GIVEN TASK: Transcribe every line exactly. Leave the pictures behind.

DATA SEGMENT:
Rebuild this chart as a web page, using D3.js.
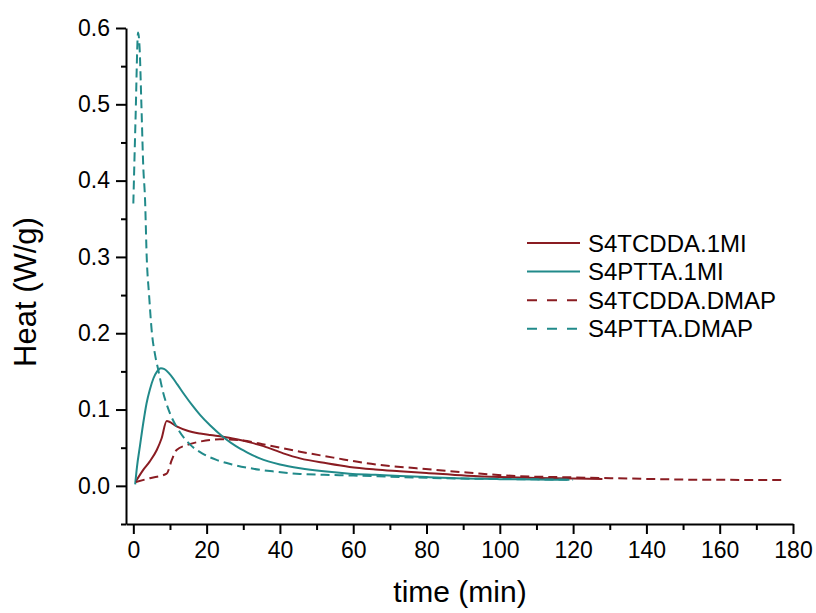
<!DOCTYPE html>
<html>
<head>
<meta charset="utf-8">
<script src="https://cdn.jsdelivr.net/npm/d3@7"></script>
<style>
  body { margin: 0; background: #fff; }
  svg { display: block; font-family: "Liberation Sans", Arial, sans-serif; }
</style>
</head>
<body>
<svg id="chart"></svg>
<script>
// series: [time (min), heat (W/g)]
const tcdda1mi = [[0.7,0.006],[2.7,0.021],[4.5,0.032],[6.4,0.047],[7.7,0.062],[9.1,0.085],[11.8,0.078],[14.6,0.0725],[18.2,0.0685],[21,0.0665],[24.5,0.0644],[28.2,0.061],[31.8,0.057],[35.5,0.052],[40.9,0.0426],[45.5,0.036],[52.8,0.0295],[59,0.0248],[66,0.0215],[72.7,0.0192],[80,0.0168],[91,0.0133],[100,0.0115],[110,0.0103],[120,0.0095],[128,0.009]];
const ptta1mi = [[0.5,0.002],[1,0.025],[1.8,0.052],[2.7,0.082],[3.6,0.108],[4.5,0.126],[5.5,0.141],[6.5,0.15],[7.5,0.154],[8.5,0.153],[10,0.146],[12,0.133],[14,0.119],[16,0.106],[18.2,0.093],[21,0.079],[24.5,0.064],[28,0.052],[31,0.044],[34.5,0.036],[40,0.028],[45.5,0.023],[52,0.019],[59,0.016],[66,0.0145],[72.7,0.013],[80,0.0115],[90,0.0097],[100,0.0088],[110,0.0083],[119,0.008]];
const tcddaDmap = [[0.7,0.005],[4.5,0.01],[9.1,0.016],[10.5,0.034],[11.8,0.047],[14.6,0.0535],[18.2,0.058],[23.6,0.061],[29,0.06],[36.4,0.0535],[45.5,0.0447],[54.6,0.037],[63.6,0.0296],[77.3,0.023],[91,0.0175],[104.5,0.0128],[118,0.0113],[136,0.0095],[154.6,0.008],[177,0.0077]];
const pttaDmap = [[0,0.37],[0.6,0.48],[1.3,0.594],[1.7,0.575],[2.2,0.5],[2.7,0.42],[3.2,0.375],[3.65,0.3],[4.3,0.25],[5,0.204],[6,0.17],[6.8,0.152],[8,0.125],[10,0.095],[12.5,0.072],[15.5,0.054],[19,0.042],[22.7,0.034],[27,0.028],[32,0.023],[38,0.019],[45.5,0.0155],[52,0.0145],[60,0.0135],[70,0.012],[80,0.0105],[90,0.0095],[100,0.009],[110,0.0085],[120,0.008]];

const seriesNames = ["S4TCDDA.1MI", "S4PTTA.1MI", "S4TCDDA.DMAP", "S4PTTA.DMAP"];
const xMajorTicks = [0, 20, 40, 60, 80, 100, 120, 140, 160, 180];
const xMinorTicks = [10, 30, 50, 70, 90, 110, 130, 150, 170];
const yMajorTicks = [0.0, 0.1, 0.2, 0.3, 0.4, 0.5, 0.6];
const yMinorTicks = [-0.05, 0.05, 0.15, 0.25, 0.35, 0.45, 0.55];

const red = "#8a1c22", teal = "#218a8a";
const series = [
  {name: seriesNames[0], data: tcdda1mi, color: red, dash: null},
  {name: seriesNames[1], data: ptta1mi, color: teal, dash: null},
  {name: seriesNames[2], data: tcddaDmap, color: red, dash: "9,5"},
  {name: seriesNames[3], data: pttaDmap, color: teal, dash: "9,5"}
];

const W = 816, H = 613;
const svg = d3.select("#chart").attr("width", W).attr("height", H);
svg.append("rect").attr("width", W).attr("height", H).attr("fill", "#fff");

const x = d3.scaleLinear().domain([-2, 180]).range([126, 793]);
const y = d3.scaleLinear().domain([-0.05, 0.6]).range([524, 28]);

const line = d3.line()
  .x(d => x(d[0]))
  .y(d => y(d[1]))
  .curve(d3.curveMonotoneX);

const plot = svg.append("g");
series.forEach(s => {
  plot.append("path")
    .datum(s.data)
    .attr("d", line)
    .attr("fill", "none")
    .attr("stroke", s.color)
    .attr("stroke-width", 2)
    .attr("stroke-dasharray", s.dash);
});

// axes
svg.append("g").attr("transform", `translate(${x(-2)},0)`)
  .call(d3.axisLeft(y).tickValues(yMajorTicks).tickFormat(d3.format(".1f"))
    .tickSize(10).tickSizeOuter(0).tickPadding(6));
svg.append("g").attr("transform", `translate(${x(-2)},0)`)
  .call(d3.axisLeft(y).tickValues(yMinorTicks).tickFormat("").tickSize(5).tickSizeOuter(0))
  .select(".domain").remove();

svg.append("g").attr("transform", `translate(0,${y(-0.05)})`)
  .call(d3.axisBottom(x).tickValues(xMajorTicks).tickFormat(d3.format("d"))
    .tickSize(10).tickSizeOuter(0).tickPadding(8));
svg.append("g").attr("transform", `translate(0,${y(-0.05)})`)
  .call(d3.axisBottom(x).tickValues(xMinorTicks).tickFormat("").tickSize(6).tickSizeOuter(0))
  .select(".domain").remove();

svg.selectAll(".domain, .tick line").attr("stroke", "#000").attr("stroke-width", 2);
svg.selectAll(".tick text").attr("fill", "#000").style("font-size", "23px")
  .style("font-family", "'Liberation Sans', Arial, sans-serif");

// axis titles
svg.append("text")
  .attr("transform", "translate(36,292) rotate(-90)")
  .attr("text-anchor", "middle")
  .style("font-size", "31px")
  .text("Heat (W/g)");

svg.append("text")
  .attr("x", 460)
  .attr("y", 602)
  .attr("text-anchor", "middle")
  .style("font-size", "30px")
  .text("time (min)");

// legend
const legend = svg.append("g").attr("transform", "translate(527,243)");
series.forEach((s, i) => {
  const row = legend.append("g").attr("transform", `translate(0,${i * 28.6})`);
  row.append("line")
    .attr("x1", 0).attr("x2", 53).attr("y1", 0).attr("y2", 0)
    .attr("stroke", s.color).attr("stroke-width", 2)
    .attr("stroke-dasharray", s.dash ? "10,10" : null);
  row.append("text")
    .attr("x", 61).attr("y", 8.5)
    .style("font-size", "24px")
    .text(s.name);
});
</script>
</body>
</html>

RESPONSE TO THE TASK:
Rebuild this chart as a web page, using D3.js.
<!DOCTYPE html>
<html>
<head>
<meta charset="utf-8">
<script src="https://cdn.jsdelivr.net/npm/d3@7"></script>
<style>
  body { margin: 0; background: #fff; }
  svg { display: block; font-family: "Liberation Sans", Arial, sans-serif; }
</style>
</head>
<body>
<svg id="chart"></svg>
<script>
// series: [time (min), heat (W/g)]
const tcdda1mi = [[0.7,0.006],[2.7,0.021],[4.5,0.032],[6.4,0.047],[7.7,0.062],[9.1,0.085],[11.8,0.078],[14.6,0.0725],[18.2,0.0685],[21,0.0665],[24.5,0.0644],[28.2,0.061],[31.8,0.057],[35.5,0.052],[40.9,0.0426],[45.5,0.036],[52.8,0.0295],[59,0.0248],[66,0.0215],[72.7,0.0192],[80,0.0168],[91,0.0133],[100,0.0115],[110,0.0103],[120,0.0095],[128,0.009]];
const ptta1mi = [[0.5,0.002],[1,0.025],[1.8,0.052],[2.7,0.082],[3.6,0.108],[4.5,0.126],[5.5,0.141],[6.5,0.15],[7.5,0.154],[8.5,0.153],[10,0.146],[12,0.133],[14,0.119],[16,0.106],[18.2,0.093],[21,0.079],[24.5,0.064],[28,0.052],[31,0.044],[34.5,0.036],[40,0.028],[45.5,0.023],[52,0.019],[59,0.016],[66,0.0145],[72.7,0.013],[80,0.0115],[90,0.0097],[100,0.0088],[110,0.0083],[119,0.008]];
const tcddaDmap = [[0.7,0.005],[4.5,0.01],[9.1,0.016],[10.5,0.034],[11.8,0.047],[14.6,0.0535],[18.2,0.058],[23.6,0.061],[29,0.06],[36.4,0.0535],[45.5,0.0447],[54.6,0.037],[63.6,0.0296],[77.3,0.023],[91,0.0175],[104.5,0.0128],[118,0.0113],[136,0.0095],[154.6,0.008],[177,0.0077]];
const pttaDmap = [[0,0.37],[0.6,0.48],[1.3,0.594],[1.7,0.575],[2.2,0.5],[2.7,0.42],[3.2,0.375],[3.65,0.3],[4.3,0.25],[5,0.204],[6,0.17],[6.8,0.152],[8,0.125],[10,0.095],[12.5,0.072],[15.5,0.054],[19,0.042],[22.7,0.034],[27,0.028],[32,0.023],[38,0.019],[45.5,0.0155],[52,0.0145],[60,0.0135],[70,0.012],[80,0.0105],[90,0.0095],[100,0.009],[110,0.0085],[120,0.008]];

const seriesNames = ["S4TCDDA.1MI", "S4PTTA.1MI", "S4TCDDA.DMAP", "S4PTTA.DMAP"];
const xMajorTicks = [0, 20, 40, 60, 80, 100, 120, 140, 160, 180];
const xMinorTicks = [10, 30, 50, 70, 90, 110, 130, 150, 170];
const yMajorTicks = [0.0, 0.1, 0.2, 0.3, 0.4, 0.5, 0.6];
const yMinorTicks = [-0.05, 0.05, 0.15, 0.25, 0.35, 0.45, 0.55];

const red = "#8a1c22", teal = "#218a8a";
const series = [
  {name: seriesNames[0], data: tcdda1mi, color: red, dash: null},
  {name: seriesNames[1], data: ptta1mi, color: teal, dash: null},
  {name: seriesNames[2], data: tcddaDmap, color: red, dash: "9,5"},
  {name: seriesNames[3], data: pttaDmap, color: teal, dash: "9,5"}
];

const W = 816, H = 613;
const svg = d3.select("#chart").attr("width", W).attr("height", H);
svg.append("rect").attr("width", W).attr("height", H).attr("fill", "#fff");

const x = d3.scaleLinear().domain([-2, 180]).range([126, 793]);
const y = d3.scaleLinear().domain([-0.05, 0.6]).range([524, 28]);

const line = d3.line()
  .x(d => x(d[0]))
  .y(d => y(d[1]))
  .curve(d3.curveMonotoneX);

const plot = svg.append("g");
series.forEach(s => {
  plot.append("path")
    .datum(s.data)
    .attr("d", line)
    .attr("fill", "none")
    .attr("stroke", s.color)
    .attr("stroke-width", 2)
    .attr("stroke-dasharray", s.dash);
});

// axes
svg.append("g").attr("transform", `translate(${x(-2)},0)`)
  .call(d3.axisLeft(y).tickValues(yMajorTicks).tickFormat(d3.format(".1f"))
    .tickSize(10).tickSizeOuter(0).tickPadding(6));
svg.append("g").attr("transform", `translate(${x(-2)},0)`)
  .call(d3.axisLeft(y).tickValues(yMinorTicks).tickFormat("").tickSize(5).tickSizeOuter(0))
  .select(".domain").remove();

svg.append("g").attr("transform", `translate(0,${y(-0.05)})`)
  .call(d3.axisBottom(x).tickValues(xMajorTicks).tickFormat(d3.format("d"))
    .tickSize(10).tickSizeOuter(0).tickPadding(8));
svg.append("g").attr("transform", `translate(0,${y(-0.05)})`)
  .call(d3.axisBottom(x).tickValues(xMinorTicks).tickFormat("").tickSize(6).tickSizeOuter(0))
  .select(".domain").remove();

svg.selectAll(".domain, .tick line").attr("stroke", "#000").attr("stroke-width", 2);
svg.selectAll(".tick text").attr("fill", "#000").style("font-size", "23px")
  .style("font-family", "'Liberation Sans', Arial, sans-serif");

// axis titles
svg.append("text")
  .attr("transform", "translate(36,292) rotate(-90)")
  .attr("text-anchor", "middle")
  .style("font-size", "31px")
  .text("Heat (W/g)");

svg.append("text")
  .attr("x", 460)
  .attr("y", 602)
  .attr("text-anchor", "middle")
  .style("font-size", "30px")
  .text("time (min)");

// legend
const legend = svg.append("g").attr("transform", "translate(527,243)");
series.forEach((s, i) => {
  const row = legend.append("g").attr("transform", `translate(0,${i * 28.6})`);
  row.append("line")
    .attr("x1", 0).attr("x2", 53).attr("y1", 0).attr("y2", 0)
    .attr("stroke", s.color).attr("stroke-width", 2)
    .attr("stroke-dasharray", s.dash ? "10,10" : null);
  row.append("text")
    .attr("x", 61).attr("y", 8.5)
    .style("font-size", "24px")
    .text(s.name);
});
</script>
</body>
</html>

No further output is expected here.